そのため、落葉樹よりは水分を必要とします。土の乾燥具合を時々チェックしてあげましょう。
庭木の水やりの頻度を見直そう
この記事では、庭木の水やりに関する基本的な知識から、季節ごとの具体的な注意点、そして一歩進んだ管理のコツまでを詳しく解説しました。
庭木を健やかに育てるためには、画一的な管理ではなく、日々の変化を愛情をもって観察し、その時々の状況に合わせた最適なケアをしてあげることが何よりも大切です。

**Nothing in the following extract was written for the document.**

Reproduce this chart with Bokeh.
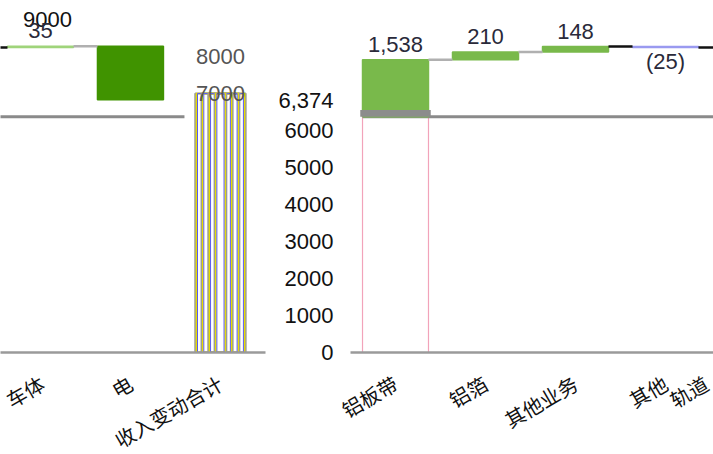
import math
from bokeh.plotting import figure
from bokeh.layouts import row
from bokeh.models import Range1d, FixedTicker, ColumnDataSource, LabelSet
from bokeh.core.properties import value
from bokeh.embed import file_html
from bokeh.resources import INLINE

# ---------------- data ----------------
categories = ["铝板带", "铝箔", "其他业务", "其他", "轨道交通车体", "电"]
changes = [1538, 210, 148, -25, 35, -1450]
change_labels = ["1,538", "210", "148", "(25)", "35", ""]
start_value = 6374
start_label = "6,374"
total_category = "收入变动合计"
total_value = 7000
y_ticks_right = [0, 1000, 2000, 3000, 4000, 5000, 6000]
y_ticks_left = [7000, 8000, 9000]
# the wrapped category is split across the two pieces
wrapped_left_part = "车体"
wrapped_right_part = "轨道"

# ---------------- styles ----------------
bar_colors = ["#79b94b", "#79b94b", "#79b94b", "#9a9af0", "#9fd47a", "#409300"]
connector_colors = ["#b0b0b0", "#b0b0b0", "#111111", "#111111", "#b0b0b0"]
BAR_W = 0.733
NUM_FONT = "Liberation Sans"
CJK_FONT = "Noto Sans CJK SC"
START_LABEL_LIFT = 440   # start label sits a little above the start value

# ---------------- derived ----------------
n = len(categories)
xs = list(range(n))
total_x = n
wrap_idx = categories.index("轨道交通车体")
bottoms, tops, running_after = [], [], []
run = start_value
for c in changes:
    nxt = run + c
    bottoms.append(min(run, nxt))
    tops.append(max(run, nxt))
    running_after.append(nxt)
    run = nxt

lab_y, lab_off = [], []
for i, c in enumerate(changes):
    if c >= 0:
        lab_y.append(tops[i]); lab_off.append(8)
    else:
        lab_y.append(bottoms[i]); lab_off.append(-27)


def bar_source(idx):
    return ColumnDataSource(dict(x=[xs[i] for i in idx], top=[tops[i] for i in idx],
                                 bottom=[bottoms[i] for i in idx],
                                 color=[bar_colors[i] for i in idx]))


def label_source(idx):
    return ColumnDataSource(dict(x=[xs[i] for i in idx], y=[lab_y[i] for i in idx],
                                 text=[change_labels[i] for i in idx],
                                 yoff=[lab_off[i] for i in idx]))


def conn_source(idx):
    return ColumnDataSource(dict(x0=[i + BAR_W / 2 for i in idx],
                                 x1=[i + 1 - BAR_W / 2 for i in idx],
                                 y=[running_after[i] for i in idx],
                                 color=[connector_colors[i] for i in idx]))


def draw_common(p, idx, cidx):
    p.segment(x0=-BAR_W / 2, x1=categories.index("电") + 0.6, y0=start_value, y1=start_value,
              line_color="#8a8a8a", line_width=3)
    p.vbar(x="x", top="top", bottom="bottom", width=BAR_W, fill_color="color",
           line_color="color", line_width=1.5, source=bar_source(idx))
    p.segment(x0="x0", x1="x1", y0="y", y1="y", line_color="color", line_width=2.5,
              source=conn_source(cidx))
    p.add_layout(LabelSet(x="x", y="y", text="text", y_offset="yoff", source=label_source(idx),
                          text_font=value(NUM_FONT), text_font_size="22px",
                          text_color="#2a2a3a", text_align="center", text_baseline="bottom"))


def style_x_axis(p, ticks, labels):
    ax = p.xaxis[0]
    ax.ticker = FixedTicker(ticks=ticks)
    ax.major_label_overrides = labels
    ax.major_label_orientation = math.pi / 6
    ax.major_label_text_font = CJK_FONT
    ax.major_label_text_font_size = "20px"
    ax.major_label_text_color = "#111111"
    ax.major_label_standoff = 29
    ax.major_tick_line_color = None
    ax.major_tick_out = 0
    ax.major_tick_in = 0
    ax.minor_tick_line_color = None
    ax.axis_line_color = "#9a9a9a"
    ax.axis_line_width = 2.5


Y_RANGE_END = 9514
FRAME_H = 352
L_FRAME_W = 265
R_FRAME_W = 363
L_START = 3.556
R_START = -0.5
R_END = R_START + R_FRAME_W / 90

pl = figure(output_backend="svg", toolbar_location=None,
            x_range=Range1d(L_START, L_START + L_FRAME_W / 90), y_range=Range1d(0, Y_RANGE_END),
            frame_width=L_FRAME_W, frame_height=FRAME_H, y_axis_location=None,
            min_border_left=0, min_border_right=10, min_border_top=0, min_border_bottom=0)
pr = figure(output_backend="svg", toolbar_location=None,
            x_range=Range1d(R_START, R_END), y_range=Range1d(0, Y_RANGE_END),
            frame_width=R_FRAME_W, frame_height=FRAME_H,
            min_border_left=72, min_border_right=0, min_border_top=0, min_border_bottom=0)

for p in (pl, pr):
    p.outline_line_color = None
    p.grid.grid_line_color = None
    p.background_fill_color = "white"
    p.border_fill_color = "white"

# ----- right piece -----
pr.vbar(x=0, top=start_value, bottom=0, width=BAR_W, fill_alpha=0,
        line_color="#f2a3ba", line_width=1.2)
r_idx = [i for i in xs if i < wrap_idx]
draw_common(pr, r_idx, r_idx)
pr.vbar(x=0, top=start_value + 180, bottom=start_value, width=BAR_W + 0.05,
        fill_color="#8c8c8c", line_color=None)
r_ticks = r_idx + [R_END]
r_labels = {i: categories[i] for i in r_idx}
r_labels[R_END] = wrapped_right_part
style_x_axis(pr, r_ticks, r_labels)

# ----- left piece -----
l_idx = [i for i in xs if i >= wrap_idx]
draw_common(pl, l_idx, [wrap_idx - 1, wrap_idx])
for w in [0.56, 0.42, 0.27, 0.13]:
    pl.vbar(x=total_x, top=total_value, bottom=0, width=w, fill_alpha=0,
            line_color="#9a9a9a", line_width=2)
    pl.vbar(x=total_x, top=total_value, bottom=0, width=w - 0.025, fill_alpha=0,
            line_color="#e6dc00", line_width=1.5)
    pl.vbar(x=total_x, top=total_value, bottom=0, width=w - 0.05, fill_alpha=0,
            line_color="#5a5af0", line_width=1)
left_tick_src = ColumnDataSource(dict(
    x=[total_x, total_x, wrap_idx],
    y=y_ticks_left,
    text=[str(v) for v in y_ticks_left],
    color=["#555555", "#555555", "#111111"],
    xoff=[0, 0, 7],
))
pl.text(x="x", y="y", text="text", x_offset="xoff", text_color="color",
        text_font=value(NUM_FONT), text_font_size="22px",
        text_align="center", text_baseline="middle", source=left_tick_src)
l_labels = {i: categories[i] for i in l_idx}
l_labels[wrap_idx] = wrapped_left_part
l_labels[total_x] = total_category
style_x_axis(pl, l_idx + [total_x], l_labels)

# ----- value axis -----
start_tick = start_value + START_LABEL_LIFT
ya = pr.yaxis[0]
ya.ticker = FixedTicker(ticks=y_ticks_right + [start_tick])
ya.major_label_overrides = {start_tick: start_label}
ya.major_label_text_font = NUM_FONT
ya.major_label_text_font_size = "22px"
ya.major_label_text_color = "#111111"
ya.major_label_standoff = 17
ya.major_tick_out = 0
ya.major_tick_in = 0
ya.major_tick_line_color = None
ya.minor_tick_line_color = None
ya.axis_line_color = None

layout = row(pl, pr)
open("out.html", "w").write(file_html(layout, INLINE))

最後に、重要なポイントをリストで振り返ってみましょう。
- 庭木の水やりは「土の表面が乾いたら、鉢底から水が流れるくらいたっぷりと与える」が大原則
- 一度しっかりと根付いた地植えの木は、自然の雨水で十分なことが多く、毎日の水やりは不要
- 植え付け直後の1〜2年は、根が水を吸う力が弱いため、特に丁寧な水やりがその後の成長を左右する
- 水のやりすぎは土中の酸素不足を招き、根が呼吸できなくなる「根腐れ」の最大の原因となる
- 夏の水やりは気温が上がりきる前の早朝、または日中の熱が冷めた夕方の涼しい時間帯に限定する
- 気温が高い日中の水やりは、水温の上昇で根に深刻なダメージを与えるため絶対に避ける
- 春は新芽や花の成長に合わせて、冬の状態から徐々に水やりの回数と量を増やしていく
- 夏は水切れを最も警戒すべき季節であり、猛暑日には朝夕2回の水やりも検討する
- 秋は気温の低下とともに植物の活動が穏やかになるため、水やりの頻度も徐々に減らしていく
- 冬は多くの植物が休眠期に入るため、水やりは基本的に不要だが、乾燥が続く場合は暖かい日中に行う
- 夕方以降の冬の水やりは、根を凍らせる「凍害」のリスクがあるため厳禁
- 土の乾燥具合は、表面の色だけでなく、実際に指で触って中の湿り気を確認する習慣をつける
- 夏場はホースの中に溜まった熱湯に注意し、必ず水温を確認してから使用する
- ウッドチップなどによる「マルチング」は、夏の乾燥防止と地温上昇の抑制に非常に効果的
- 季節や天候、そして何よりも目の前の庭木の葉のハリや色つやを観察し、頻度を柔軟に調整することが最も重要
- 水やりの最適な時間帯は、植物が活動を始める早朝がベスト
これらのポイントを参考に、ぜひご自宅の庭木との対話を楽しみながら、最適な水やりを実践してみてください。手をかけた分だけ、庭木はきっと美しい姿で応えてくれるはずです。